Fast pyrolysis of silicones at low temperatures catalyzed by anatase titanium dioxide

Abstract

Silicones are widely used in medical and engineering field for their remarkable properties. The resulting waste is an increasing economic and environmental problem. Pyrolysis can be a feasible way to recycle silicone waste. Since its high thermal stability, looking for an efficient catalyst becomes necessary. In this work, anatase titanium dioxide was found to be very efficient in catalyzing the pyrolysis of silicones even at extremely low temperatures.
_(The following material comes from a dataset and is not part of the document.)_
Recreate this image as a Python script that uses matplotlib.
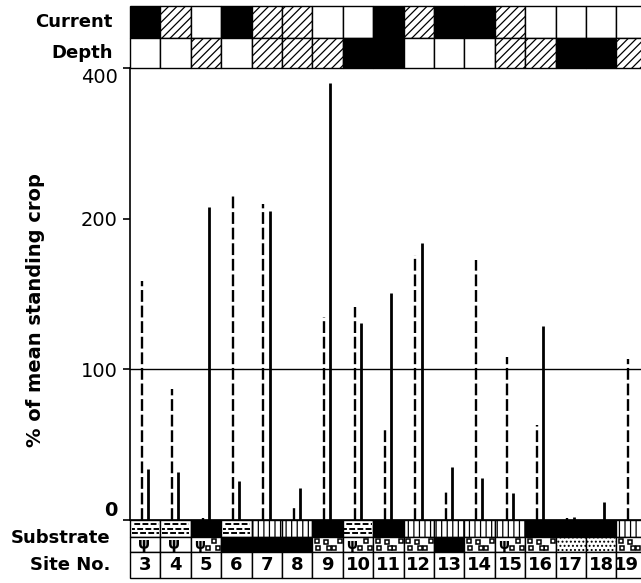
import numpy as np
import matplotlib
matplotlib.use("Agg")
import matplotlib.pyplot as plt
from matplotlib.patches import Rectangle

# ---------------- data ----------------
sites = [3, 4, 5, 6, 7, 8, 9, 10, 11, 12, 13, 14, 15, 16, 17, 18, 19]
# dashed series (% of mean standing crop)
dashed_vals = [150, 87, 1, 223, 214, 8, 127, 133, 61, 169, 19, 165, 106, 63, 1, np.nan, 105]
# solid series
solid_vals = [34, 32, 211, 26, 207, 21, 373, 124, 142, 179, 35, 28, 18, 122, 2, 12, np.nan]
# B = black, H = hatched, W = white
current = ["B", "H", "W", "B", "H", "H", "W", "W", "B", "H", "B", "B", "H", "W", "W", "W", "W"]
depth = ["W", "W", "H", "W", "H", "H", "H", "B", "B", "W", "W", "W", "H", "H", "B", "B", "H"]
# substrate upper row: L = lines (silt), V = vertical stipple, B = black
substrate_top = ["L", "L", "B", "L", "V", "V", "B", "L", "B", "V", "V", "V", "V", "B", "B", "B", "V"]
# substrate lower row: P = plants, G = gravel, PG = plants+gravel, S = sand, B = black
substrate_bot = ["P", "P", "PG", "B", "B", "B", "G", "PG", "G", "G", "B", "G", "PG", "G", "S", "S", "G"]
y_ticks = [0, 100, 200, 400]
y_ticklabels = ["0", "100", "200", "400"]
row_labels = ["Current", "Depth", "Substrate", "Site No."]
y_label = "% of mean standing crop"

# ---------------- layout ----------------
W, H = 641, 583
plt.rcParams['hatch.linewidth'] = 0.9
fig = plt.figure(figsize=(W / 100, H / 100), dpi=100)

def fx(x):
    return x / W

def fy(y):
    return 1 - y / H

x0 = 130
colw = 30.4
xmin = 2.5
xmax = xmin + (W - x0) / colw

# main axes
ax = fig.add_axes([fx(x0), fy(520), (W - x0) / W, (520 - 68) / H])

def fwd(v):
    v = np.asarray(v, dtype=float)
    return np.where(v <= 100, v / 100.0, 1 + np.log2(np.maximum(v, 100) / 100.0))

def inv(u):
    u = np.asarray(u, dtype=float)
    return np.where(u <= 1, u * 100.0, 100.0 * 2 ** (np.maximum(u, 1) - 1))

ax.set_yscale("function", functions=(fwd, inv))
ax.set_ylim(0, 400)
ax.set_xlim(xmin, xmax)
ax.set_yticks(y_ticks)
ax.set_yticklabels(y_ticklabels, fontsize=14, family="DejaVu Sans")
ax.minorticks_off()
ax.set_xticks([])
ax.tick_params(axis="y", direction="out", length=5, width=1.2, pad=4, colors="black")
tl = ax.get_yticklabels()
tl[0].set_va("bottom")
tl[0].set_fontweight("bold")
tl[-1].set_va("top")
for s in ["right", "top"]:
    ax.spines[s].set_visible(False)
ax.spines["left"].set_linewidth(1.2)
ax.spines["bottom"].set_linewidth(1.2)

ax.axhline(100, color="black", lw=1.0, zorder=1)

s_arr = np.array(sites, dtype=float)
d_arr = np.array(dashed_vals, dtype=float)
so_arr = np.array(solid_vals, dtype=float)
md = ~np.isnan(d_arr)
ms = ~np.isnan(so_arr)
ax.vlines(s_arr[md] - 0.11, 0, d_arr[md], colors="black", lw=1.7,
          linestyles=[(0, (5, 1.6))], zorder=3)
ax.vlines(s_arr[ms] + 0.09, 0, so_arr[ms], colors="black", lw=2.0, zorder=3)

# ---------------- top strip ----------------
axt = fig.add_axes([fx(x0), fy(68), (W - x0) / W, 62 / H])
axt.set_xlim(xmin, xmax)
axt.set_ylim(0, 62)
axt.axis("off")

def cell(a, xs, y0, h, kind, hatch_diag="////"):
    fc = "white"
    hatch = None
    if kind == "B":
        fc = "black"
    elif kind == "H":
        hatch = hatch_diag
    r = Rectangle((xs - 0.5, y0), 1, h, facecolor=fc, edgecolor="black",
                  lw=1.0, hatch=hatch, clip_on=False)
    a.add_patch(r)

for s, c, d in zip(sites, current, depth):
    cell(axt, s, 30, 32, c)
    cell(axt, s, 0, 30, d)

# ---------------- bottom strip ----------------
axb = fig.add_axes([fx(x0), fy(578), (W - x0) / W, 58 / H])
axb.set_xlim(xmin, xmax)
axb.set_ylim(0, 58)
axb.axis("off")

gravel_pos = [(-0.3, 0.3), (-0.05, 0.7), (0.2, 0.3), (0.4, 0.72), (-0.35, 0.75), (0.05, 0.28)]

def draw_gravel(a, xs, y0, h, xs_sub=None):
    pts = gravel_pos if xs_sub is None else xs_sub
    px = [xs + p[0] for p in pts]
    py = [y0 + p[1] * h for p in pts]
    a.plot(px, py, ls="none", marker="s", ms=3.2, mfc="white", mec="black",
           mew=1.1, clip_on=False, zorder=4)

def draw_plant(a, xs, y, size=11):
    a.text(xs, y, "ψ", ha="center", va="center", fontsize=size,
           family="DejaVu Sans", fontweight="bold", clip_on=False, zorder=4)

# upper substrate row (41-58)
for s, k in zip(sites, substrate_top):
    y0, h = 41, 17
    if k == "B":
        axb.add_patch(Rectangle((s - 0.5, y0), 1, h, facecolor="black",
                                edgecolor="black", lw=1.0, clip_on=False))
    elif k == "V":
        axb.add_patch(Rectangle((s - 0.5, y0), 1, h, facecolor="white",
                                edgecolor="black", lw=1.0, hatch="|||", clip_on=False))
    else:
        axb.add_patch(Rectangle((s - 0.5, y0), 1, h, facecolor="white",
                                edgecolor="black", lw=1.0, clip_on=False))
        for j, fr in enumerate([0.25, 0.5, 0.75]):
            axb.plot([s - 0.45, s + 0.45], [y0 + fr * h] * 2, color="black",
                     lw=1.4, ls=(j * 1.5, (3, 1.2)), clip_on=False, zorder=4)

# lower substrate row (26-41)
for s, k in zip(sites, substrate_bot):
    y0, h = 26, 15
    fc = "black" if k == "B" else "white"
    hatch = "...." if k == "S" else None
    axb.add_patch(Rectangle((s - 0.5, y0), 1, h, facecolor=fc, edgecolor="black",
                            lw=1.0, hatch=hatch, clip_on=False))
    if k == "P":
        draw_plant(axb, s - 0.05, y0 + h / 2)
    elif k == "G":
        draw_gravel(axb, s, y0, h)
    elif k == "PG":
        draw_plant(axb, s - 0.22, y0 + h / 2, size=10)
        draw_gravel(axb, s, y0, h, [(0.08, 0.3), (0.25, 0.72), (0.4, 0.3)])

# site number row (0-26)
for i, s in enumerate(sites):
    axb.add_patch(Rectangle((s - 0.5, 0), 1, 26, facecolor="white",
                            edgecolor="black", lw=1.0, clip_on=False))
    if i == len(sites) - 1:
        axb.text(xmax - 2.5 / colw, 13, str(s), ha="right", va="center",
                 fontsize=13, fontweight="bold", family="DejaVu Sans", clip_on=False)
    else:
        axb.text(s, 13, str(s), ha="center", va="center", fontsize=13,
                 fontweight="bold", family="DejaVu Sans", clip_on=False)

# ---------------- row labels ----------------
lab_kw = dict(ha="right", va="center", fontsize=13, fontweight="bold", family="DejaVu Sans")
fig.text(fx(113), fy(22), row_labels[0], **lab_kw)
fig.text(fx(113), fy(53), row_labels[1], **lab_kw)
fig.text(fx(110), fy(538), row_labels[2], **lab_kw)
fig.text(fx(110), fy(565), row_labels[3], **lab_kw)

fig.text(fx(36), fy(310), y_label, rotation=90, ha="center", va="center",
         fontsize=14, fontweight="bold", family="DejaVu Sans")

fig.savefig("out.png", dpi=100)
The pyrolysis rate, pyrolysis products, the catalytic mechanism of silicones and the reusability of catalyst were investigated in detail via thermogravimetric analysis (TGA), X-ray photoelectron spectroscopy (XPS), wide-angle X-ray diffractometer (wide angle XRD), thermogravimetric analysis-Fourier transform infrared spectroscopy (TG-FTIR), and pyrolysis-gas chromatography/mass spectroscopy (Py-GC/MS). During pyrolysis, polysiloxane chain undergoes catalyzed unzipping depolymerization. The catalytic mechanism is believed to be the nucleophilic attack of silicon in the main chain by the hydroxyl group on anatase titanium dioxide. This is the first report on pyrolysis of silicones catalyzed by anatase titanium dioxide. The blending of anatase titanium dioxide with polysiloxane may become a promising technology for inexpensive, high efficient and sustainable feature in feedstock recycling of silicones. In addition, this new discovery also offers guidance that fillers with such high active hydroxyl groups should be avoided in polysixoane composites.